I'd appreciate if you could try directly tabula-py on the same pdf.

Sorry for the delay. It turns out tabula works fine on the PDFs I used. Although sometimes it may not be able to accurately convert a table structure into a dataframe or JSON, the pure text information is fully preserved.
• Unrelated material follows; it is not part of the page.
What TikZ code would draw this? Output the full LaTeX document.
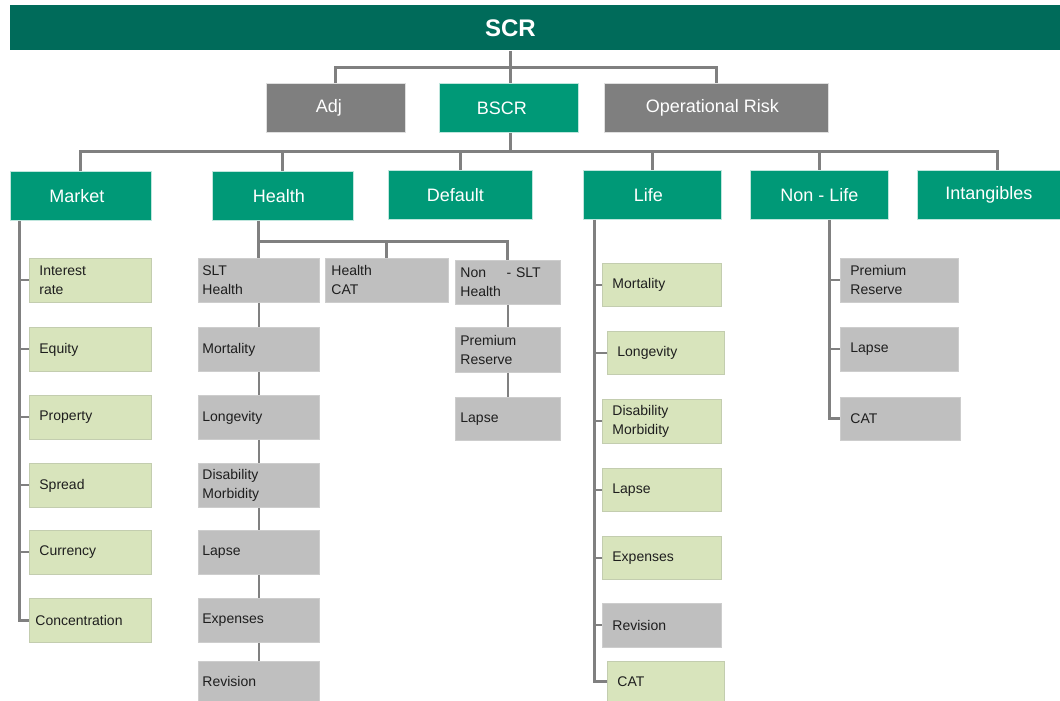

So I suspect there might be a minor problem in the pipeline of parsing the output of tabula-py.

I looked into this issue and confirmed that it is a pdftotree's bug in the way how it specifies a table area.

$ pdftotree table.pdf -o table.hocr -vv
[INFO] pdftotree.core - Digitized PDF detected, building tree structure...
[WARNING] pdftotree.utils.pdf.pdf_parsers - No boxes to get figures from on page 1.
[INFO] pdftotree.core - Tree structure built, creating html...
[DEBUG] pdftotree.TreeExtract - Calling tabula at page: 1 and area: (146.20799999999997, 90.0, 331.78175999999996, 539.4936).
[DEBUG] pdftotree.TreeExtract - Tabula recognized 1 table(s).
[INFO] pdftotree.core - HTML created.
hOCR output to table.hocr

As can be seen in the log message, pdftotree specified a table area as (146.20799999999997, 90.0, 331.78175999999996, 539.4936) (top, left, bottom, right).
This is actually a few pixels smaller than the actual table.
Screen Shot 2020-12-12 at 16 35 19

I wonder where this pixel shift happens.

I think I figured out what was happening.
When you run pdftotree without -mt option, it will detect a table heuristically.

# use heuristics to get tables if no model_type is provided
else:
for page_num in self.elems.keys():
tables[page_num] = self.get_tables_page_num(page_num)

The heuristic used here is that words are vertically aligned in a table.

tbls, tbl_features = cluster_vertically_aligned_boxes(
boxes,
elems.layout.bbox,
avg_font_pts,
width,
char_width,
boxes_segments,
boxes_curves,
boxes_figures,
page_width,
combine,
)
return tbls, tbl_features

So the table area detected by this heuristic: (146.20799999999997, 90.0, 331.78175999999996, 539.4936) is actually correct in the way how a table is detected. This area covers all the words in the table. However it does not include the table border lines.

A short-term workaround would be to use -mt option (probably with vision).
A long-term fix would be either to fix the heuristics or offload the table detection to tabula.